Backpackers Tokyo

As oil and gas prices rise across Europe since Russia’s invasion of Ukraine, the knock-on effects on just about everything we do on a daily basis grow stark.

The costs of heating our homes, buying food, feeding families and travelling to and from work and school have all increased and are expected to rise further. Here are ten tips to reduce household bills and use energy more efficiently.

1. Walk or cycle to your destination if you can

The so-called sustainable travel hierarchy is an inverted pyramid that puts walking and cycling at the top and travelling by car at the bottom. Of course, it won’t suit everyone to walk or cycle to work, college or even to pick up some groceries or meet friends – but for those it does, there is the added benefit of getting exercise in the outdoors.

2. Use public transport

With the imminent cut in public transport fares by 20 per cent, now is a good time to switch from commuting by car to using public transport. Customers purchasing annual or monthly Taxsaver tickets on Iarnród Éireann, Bus Éireann, Dublin Bus, Luas and Go-Ahead Ireland will see reductions of 20 per cent from the beginning of April. In mid-April, fares on all non-Dublin city services and some Iarnród Ireland services will be reduced by an average of 20 per cent. In early May, fares in the greater Dublin area and intercity train services will be reduced by 20 per cent. And the young adult card for all those aged between 19 and 23 will have an average 50 per cent reduction in fares from May onwards.

3. Slow down when driving

If you’ve no alternative but to drive a car on a daily basis, there are ways to reduce your fuel consumption and costs. “Drive in a conservative style with steady accelerating and braking and at 100km instead of 120km on motorways, and you’ll get about 10 per cent more kilometres from your fuel,” says Tom Halpin, head of communications at the Sustainable Energy Authority of Ireland (SEAI). Keeping your car serviced regularly, ensuring your tyres are aligned and at the right pressure and avoiding carrying unnecessary heavy objects (like golf clubs) in your boot will also reduce your fuel consumption. And, don’t make unnecessary journeys – particularly short ones which are notoriously high on fuel consumption.

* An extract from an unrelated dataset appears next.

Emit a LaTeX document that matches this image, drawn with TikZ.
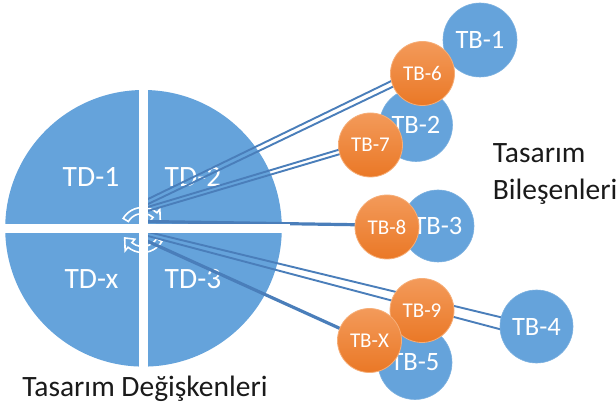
\documentclass[tikz,border=0pt]{standalone}
\usepackage{fontspec}
\setmainfont{Carlito}
\usetikzlibrary{calc}
\pgfdeclarelayer{background}
\pgfsetlayers{background,main}
\definecolor{pieblue}{HTML}{65A3DB}
\definecolor{linkblue}{HTML}{4A7EBA}
\definecolor{orgtop}{HTML}{F39A5A}
\definecolor{orgbot}{HTML}{EA7826}
\definecolor{orgedge}{HTML}{F6AE78}
\definecolor{captext}{HTML}{1A1A1A}
\begin{document}
\begin{tikzpicture}[x=1pt,y=-1pt,
  bluecirc/.style={circle, fill=pieblue, draw=pieblue!85!white, line width=0.6pt, inner sep=0pt, text=white, font=\fontsize{26.5}{30}\selectfont},
  orangecirc/.style={circle, top color=orgtop, bottom color=orgbot, draw=orgedge, line width=0.8pt, inner sep=0pt, minimum size=64pt, text=white, font=\fontsize{21}{25}\selectfont},
  tdlabel/.style={text=white, font=\fontsize{29.5}{34}\selectfont, inner sep=0pt},
  caption/.style={text=captext, font=\fontsize{29.5}{34}\selectfont, inner sep=0pt},
  thinlink/.style={draw=linkblue, line width=1.9pt},
  thicklink/.style={draw=linkblue, line width=3.2pt},
  cyclearrow/.style={draw=white, line width=1.6pt, fill=pieblue, line join=miter},
  gapstrip/.style={fill=white, draw=none}
]
\useasboundingbox (0,0) rectangle (616,406);

% blue component circles
\node[bluecirc, minimum size=74pt] (tb1) at (480,40) {TB-1};
\node[bluecirc, minimum size=73pt] (tb2) at (416,125) {TB-2};
\node[bluecirc, minimum size=72pt] (tb3) at (438,226) {TB-3};
\node[bluecirc, minimum size=73pt] (tb4) at (536.5,326.5) {TB-4};
\node[bluecirc, minimum size=74pt] (tb5) at (415,362.5) {TB-5};

% orange circles
\node[orangecirc] (tb6) at (422.5,73.5) {TB-6};
\node[orangecirc] (tb7) at (370.5,145) {TB-7};
\node[orangecirc] (tb8) at (387,227) {TB-8};
\node[orangecirc] (tb9) at (422,310.5) {TB-9};
\node[orangecirc] (tbx) at (369.5,340.5) {TB-X};

\begin{pgfonlayer}{background}
  \fill[white] (0,0) rectangle (616,406);
  % pie
  \node[circle, fill=pieblue, minimum size=276.6pt, inner sep=0pt] (pie) at (143.5,228.3) {};
  \node[tdlabel] (td1) at (91,177) {TD-1};
  \node[tdlabel] (td2) at (193,177) {TD-2};
  \node[tdlabel] (tdx) at (91.5,279) {TD-x};
  \node[tdlabel] (td3) at (193,279) {TD-3};
  % cycle arrows
  \begin{scope}[shift={(142.5,230)}]
    \draw[cyclearrow] (211:22.5) arc[start angle=211, end angle=310, radius=22.5]
      -- (310:27) -- (336:19.5) -- (310:12) -- (310:16.5)
      arc[start angle=310, end angle=211, radius=16.5] -- cycle;
    \draw[cyclearrow] (31:22.5) arc[start angle=31, end angle=130, radius=22.5]
      -- (130:27) -- (156:19.5) -- (130:12) -- (130:16.5)
      arc[start angle=130, end angle=31, radius=16.5] -- cycle;
  \end{scope}
  % hub coordinates
  \coordinate (h1a) at (146,200);
  \coordinate (h1b) at (146,205);
  \coordinate (h2a) at (146,207.5);
  \coordinate (h2b) at (146,211.5);
  \coordinate (h3) at (146,221.5);
  \coordinate (h4a) at (146,231.5);
  \coordinate (h4b) at (146,235.5);
  \coordinate (h5) at (146,240.5);
  % connectors
  \draw[thinlink] (h1a) -- ($(tb1.center)+(0,-2)$);
  \draw[thinlink] (h1b) -- ($(tb1.center)+(0,5)$);
  \draw[thinlink] (h2a) -- ($(tb2.center)+(2,1)$);
  \draw[thinlink] (h2b) -- ($(tb2.center)+(2,6)$);
  \draw[thicklink] (h3) -- (tb3.center);
  \draw[thinlink] (h4a) -- ($(tb4.center)+(0.5,-0.5)$);
  \draw[thinlink] (h4b) -- ($(tb4.center)+(0.5,12.5)$);
  \draw[thicklink] (h5) -- (tb5.center);
  % gaps between pie quarters
  \fill[gapstrip] (139.3,86) rectangle (147.7,370);
  \fill[gapstrip] (0,224) rectangle (290,232.7);
\end{pgfonlayer}

% captions
\node[caption, anchor=base] (capL) at (145,396.7) {Tasarım Değişkenleri};
\node[caption, anchor=base west] (capR1) at (492.7,163) {Tasarım};
\node[caption, anchor=base west] (capR2) at (492.7,200) {Bileşenleri};
\end{tikzpicture}
\end{document}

4. Turn the thermostat on your heating system down by one degree

Twenty degrees Celsius is considered a comfortable temperature for space heating yet many people have their thermostats set at 23 or 24 degrees. “A one-degree reduction in your thermostat could reduce your heating bills as much as 10 per cent,” says Halpin, who also recommends that people follow the 30 minute rule when it comes to home-heating. “Set your heating to come on half an hour before you get up, to go off half an hour before you go out, to come back on half an hour before you come home and to go off half an hour before you go to bed,” he explains. It’s probably also a good time to ditch the T-shirt and shorts as homewear staples and instead wear a cosy jumper and trousers when lounging around the house. Always switching off lights in rooms that are not in use will also reduce your energy costs over time.

5. Have shorter showers

While fewer people take regular baths now, pump-activated showers have replaced gravity showers in many homes and can use just as much water – if not more – than a bath. Power showers also use electricity (while gravity showers don’t) so keep it short and you’ll save energy costs as well as leaving some hot water for another family member. Putting a timer on your immersion to heat only the amount of water you need when you need it will also save on energy costs. Servicing your boiler at regular intervals also ensures that it is working at its most efficient. “We need to start urging people to consider how they can reduce their energy bills, as this will collectively allow us to reduce our reliance on imported fossil fuels,” says Halpin.

6. Only use washing machines and dishwashers when full

This seems like such an obvious way of saving electricity but many a family argument has escalated over who turned on the dishwasher when it was only half full. Washing clothes at 30 degrees Celsius also saves energy and does just as good a job for most fabrics and keeps clothes in better condition for longer. Using economy settings on appliances also reduces energy costs.

7. Dry clothes outdoors

The best way to avoid using a clothes dryer is not to have one, but if you do, try to keep its use to a minimum and dry clothes outdoors on sunny/windy days.

8. Bring a list when food shopping

According to current estimates, we waste about one third of all the food we buy. An average household in Ireland wastes about €700 worth of food each year. So, with escalating food prices, it’s time to ratchet up meal planning and buy only the food you need. Working out in advance what meals you plan to cook and making a list of the ingredients you need is the best way to avoid unnecessary purchases. Another way to avoid impulsive purchases is to make sure you’ve eaten before you go shopping. See also

9. Batch cook

Cooking more than you need for a meal is a good idea only if you can freeze portions for another day or have someone happy to eat the same meal twice. Things like soups and curries usually last well – and can even taste better the second day. When preparing meals, another energy-saving approach is to either cook everything on the hob or in the oven, rather than using both.

10. Bake your own bread

As the cost of flour is expected to soar with fears of a shortage of imported grains from Ukraine and Russia, there’s no better time than to start baking your own bread, which costs a fraction of the price than shop-bought bread (especially those sourdough loaves). Bake two loaves instead of one and freeze one of them to save energy costs.